Timing is everything, and along with timing is cohesion. This offensive line will need several games to get in tune, but the problem is they don't have that luxury. The second and third game of the season will set the tempo for the rest of run.
They will also need to watch the penalties. A Malzahn system can get fast, especially when he doesn't have the experience he needs.
While losing the majority of the offensive line is one thing, possibly starting a true freshman at center with a fresh set of hands under him is a whole other work in progress. This tandem will need to have some relief.
That relief brings us to another component of loss, the wide receiver position. Darvin Adams and Terrell Zachery's departure leaves a wide open hole downfield. Losing your top two receivers always does.
Blake Emory will have to step into that hole, along with 24-year-old DeAngelo Benton and Quindarius Carr. It is even thought that tight end Philip Lutzenkirchen will see some wide out time. These guys are going to have to give their quarterback some easy targets because the backfield may have some unwanted guests more often than not.

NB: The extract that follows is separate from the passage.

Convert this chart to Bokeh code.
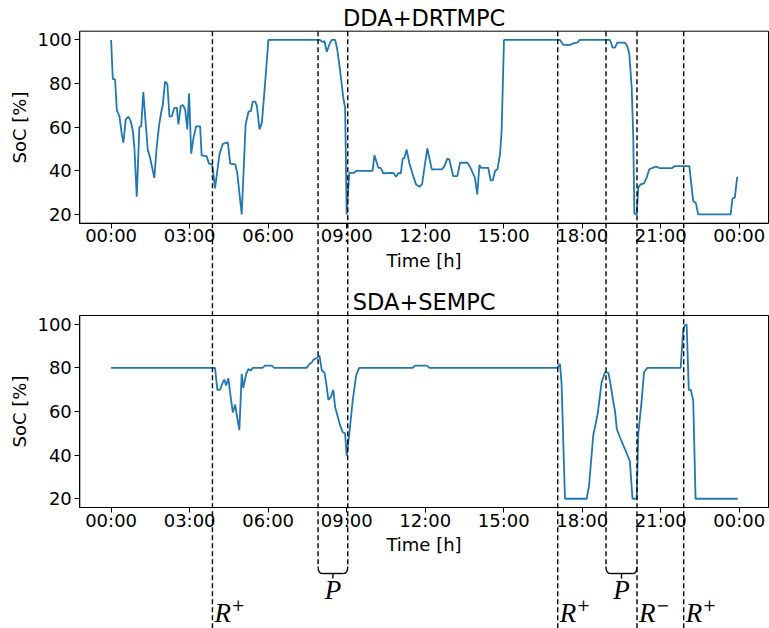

On the other side of the ball Auburn loses top talents Nick Fairley, Antoine Carter, Zac Etheridge, Demond Washington and Josh Bynes. Other notables are Mike McNeil, Michael Goggans and Craig Stevens. Sure, a couple of these guys were nothing to brag about in the secondary, but they had experience.
One other notable loss is Wes Byrum. A kicker is key in games and on more than one occasion Byrum brought home the W.
The good news is the return of running backs Michael Dyer and Onterio McCalebb. The bad news for them is the experience up front.
With a target on their backs and road trips to Clemson, South Carolina, Arkansas, LSU and UGA, it is conceivable the Tigers have five losses right there. Throw in a tuned up MSU, UF and Alabama at home and the schedule gets even heavier.
Every aforementioned team, with exception of Florida, wants payback. Every one of those teams return more starters than Auburn. And every one of those starters remembers last season.
Auburn is going to have to scrap if it wants to go bowling. It is going to have to dominate if it wants to win the SEC.
There are haters out there that say Auburn will go 4-8. There are fans out there that say the Tigers will go 10-2. Somewhere in between lies the Tiger and potentially the worst defending BCS national champion to date.